Across
- 2. To brush the surface of sweet or savoury dishes to give a glossy surface or to assist in browning.
- 4. Quickly frying food in a small amount of fat, to lightly brown.
- 7. to place food in a seasoned liquid to absorb flavours and to tenderise.
- 8. To cut into cubes 1cm x 1cm.
- 9. To combine whipped mixtures and other ingredients with a metal spoon or spatula whilst maintaining the air already incorporated.
- 10. in To incorporate fat into flour using the fingertips until the mixture resembles fine bread crumbs or comes together as a dough.
- 12. the process of gently simmering food in liquid, generally milk, stock or water.

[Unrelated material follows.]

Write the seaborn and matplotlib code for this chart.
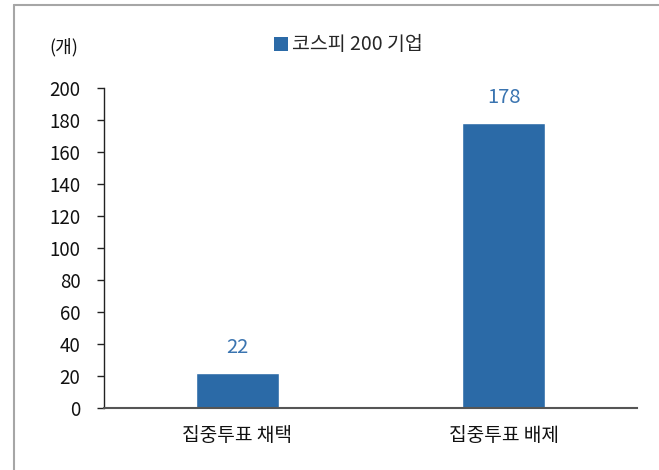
import matplotlib
matplotlib.use("Agg")
import matplotlib.pyplot as plt
import seaborn as sns
import pandas as pd
from matplotlib.lines import Line2D
from matplotlib.patches import Patch

categories = ["집중투표 채택", "집중투표 배제"]
values = [22, 178]
series_name = "코스피 200 기업"
unit_label = "(개)"
yticks = [0, 20, 40, 60, 80, 100, 120, 140, 160, 180, 200]

sns.set_theme(style="white")
plt.rcParams['font.family'] = ['Noto Sans CJK KR', 'DejaVu Sans']

BAR = "#2B6AA7"
W, H = 659, 470
fig = plt.figure(figsize=(W / 100, H / 100), dpi=100)
ax = fig.add_axes([104 / W, (H - 408) / H, (637 - 104) / W, (408 - 88) / H])

df = pd.DataFrame({"cat": categories, "val": values, "series": series_name})
sns.barplot(data=df, x="cat", y="val", hue="series", palette=[BAR],
            width=0.31, ax=ax, legend=False, saturation=1)

ax.set_xlim(-0.5, 1.5)
ax.set_ylim(0, 200)
ax.set_yticks(yticks)
ax.set_yticklabels([str(t) for t in yticks], fontsize=13.5, color="#111111")
ax.set_xticks([0, 1])
ax.set_xticklabels(categories, fontsize=13.8, color="#111111")
ax.set_xticks([-0.5, 0.5, 1.5], minor=True)
ax.tick_params(axis="x", which="major", length=0, pad=12)
ax.tick_params(axis="x", which="minor", length=5, width=1, color="#222222", direction="out")
ax.tick_params(axis="y", which="major", length=5, width=1, color="#222222",
               direction="out", left=True, pad=12)
ax.set_xlabel("")
ax.set_ylabel("")

for s in ["top", "right"]:
    ax.spines[s].set_visible(False)
ax.spines["left"].set_color("#222222")
ax.spines["left"].set_linewidth(1)
ax.spines["bottom"].set_color("#555555")
ax.spines["bottom"].set_linewidth(1.5)

for i, v in enumerate(values):
    ax.annotate(str(v), (i, v), xytext=(0, 11), textcoords="offset points",
                ha="center", va="bottom", fontsize=14.5, color="#3A74B0")

# legend
handle = Patch(facecolor=BAR, edgecolor="none")
fig.legend([handle], [series_name], loc="center left",
           bbox_to_anchor=(274 / W, 1 - 45 / H), frameon=False,
           fontsize=14, handlelength=0.7, handleheight=0.7,
           handletextpad=0.2, borderpad=0, borderaxespad=0)

fig.text(49 / W, 1 - 47 / H, unit_label, fontsize=13, color="#111111",
         ha="left", va="center")

# outer frame lines (top and left)
fig.add_artist(Line2D([14 / W, 14 / W], [0, 1 - 5 / H], transform=fig.transFigure,
                      color="#A6A6A6", linewidth=1.5))
fig.add_artist(Line2D([14 / W, 1], [1 - 5 / H, 1 - 5 / H], transform=fig.transFigure,
                      color="#A6A6A6", linewidth=1.5))

fig.savefig("out.png", dpi=100)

- 15. a cooking method that uses dry heat to cook foods in an oven. To minimise the loss of juices, food should be sealed in a hot pan before putting it in the oven.
- 17. Placing meat, chicken or vegetables with flavouring ingredients and liquid in a deep dish with a tight fitting lid and cooking in the oven.
- 19. A moist method of cooking that utilises the steam produced over boiling water. It is an effective method of cooking vegetables, puddings and fish.
Down
- 1. To divide foods e.g. such as a egg yolk from its white.
- 3. To pour fat over food to prevent it from drying out.
- 5. To make a liquid thick by adding a thickening agent such as flour, corn flour, eggs.
- 6. To cook food in liquid just below boiling point so that the liquid is lightly bubbling with small bubbles breaking on the surface.
- 9. A method of cooking foods in fat or oil at a high temperature.
- 11. To stir rapidly in a circular motion.
- 13. A small item of food placed onto or beside plated food to improve overall presentation.
- 14. frying cooking foods in a minimal amount of fat or oil at a high heat stirring constantly and quickly.
- 16. To cover foods with another ingredient or ingredients e.g. egg and breadcrumbs.
- 17. To roughly cut foods into small pieces.
- 18. A quick dry heat method of cooking where heat is directed at the food from above at a close proximity.